In the beginnings of our marriage, and finding our balance in parenting, there were some difficulties along the way. Our son was learning not to test his father’s limits but he still loved to test mine. I cried so much because I really felt that I had not a clue how to be a good mother, no matter how much my husband would hold and catch my falling tears and assure me that I was amazing, I didn’t feel that way.
One conversation with my mother who lived five states away may have saved my marriage. I called her to tell her that I felt defeated as a mother. I felt that I had been doing motherhood all wrong because my spouse who was new to parenting could do things so effortlessly and our son would listen. I told her that when he was not around, all hell broke loose because my son would test all my limits. My mother’s response made me take a breath and realize things will eventually be balanced.

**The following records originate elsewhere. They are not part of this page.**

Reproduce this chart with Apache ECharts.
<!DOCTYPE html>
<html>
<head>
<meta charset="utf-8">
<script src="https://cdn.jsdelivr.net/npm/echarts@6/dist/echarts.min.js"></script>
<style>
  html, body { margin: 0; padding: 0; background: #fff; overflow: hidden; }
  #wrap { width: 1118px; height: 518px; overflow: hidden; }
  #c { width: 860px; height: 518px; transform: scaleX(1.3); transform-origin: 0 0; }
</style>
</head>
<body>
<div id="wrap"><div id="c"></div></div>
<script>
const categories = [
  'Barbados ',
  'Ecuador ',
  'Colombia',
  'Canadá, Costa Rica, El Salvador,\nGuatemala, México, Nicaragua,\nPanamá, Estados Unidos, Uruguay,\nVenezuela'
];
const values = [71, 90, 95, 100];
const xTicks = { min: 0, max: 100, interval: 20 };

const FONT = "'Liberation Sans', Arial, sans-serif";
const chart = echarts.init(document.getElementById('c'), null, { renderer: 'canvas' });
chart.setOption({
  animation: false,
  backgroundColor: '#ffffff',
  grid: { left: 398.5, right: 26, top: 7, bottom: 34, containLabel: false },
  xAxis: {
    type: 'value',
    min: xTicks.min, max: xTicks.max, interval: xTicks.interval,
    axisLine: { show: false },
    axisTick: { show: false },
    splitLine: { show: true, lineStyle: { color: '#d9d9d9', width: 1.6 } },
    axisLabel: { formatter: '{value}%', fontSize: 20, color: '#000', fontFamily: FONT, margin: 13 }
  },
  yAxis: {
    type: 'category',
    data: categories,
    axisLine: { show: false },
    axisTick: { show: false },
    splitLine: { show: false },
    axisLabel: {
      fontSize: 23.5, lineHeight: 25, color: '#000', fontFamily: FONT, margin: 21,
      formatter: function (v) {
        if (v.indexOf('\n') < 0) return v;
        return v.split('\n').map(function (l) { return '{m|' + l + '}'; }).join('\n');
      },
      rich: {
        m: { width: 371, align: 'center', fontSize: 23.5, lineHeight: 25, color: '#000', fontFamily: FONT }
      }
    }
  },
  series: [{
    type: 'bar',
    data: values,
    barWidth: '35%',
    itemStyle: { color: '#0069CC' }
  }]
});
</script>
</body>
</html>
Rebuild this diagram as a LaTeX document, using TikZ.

“This will pass. Children always test their limits. And E needed some stability and discipline in his life! The kind of discipline that he would receive better from a man. Think of a cake. A cake needs both sugar and flour to able to bake and stand on its own. E’s sugar will mostly always come from you. You will teach him the sweetness of life, you are where he will seek all the hugs and kisses. E’s flour will mostly come from your husband. He will teach him to stand on his own as a man, he will teach him to respect his mother, he is where your son will seek stability. You both will be his balance. Some days you will give him flour while your husband gives the sugar. It’s all about balance. You just need to find it. A cake needs both sugar and flour.”
My mother is a wise woman.
For those of you who may be going through what I was, or something similar…just know that she was right, it did pass. And we did eventually find our balance. Our son still tests his limits every now and again but he is learning and growing each day. Parenting is hard, but it can be easier when you have somebody there who can help balance you out. If you are a single mama, balance is still accessible to you. I seeked balance in my own parents, and in God…how I did this will be something I write about another day.
My husband and I still run into bumps in the road, and I’m sure that will happen for the remainder of our son’s childhood. And that’s okay, we remain on each other’s side at the end of our days and we are thankful to have each other. We both have bad days. Parenting is freaking hard. But at the end of the day, our son knows he is so very loved by mommy and daddy, and that’s what matters.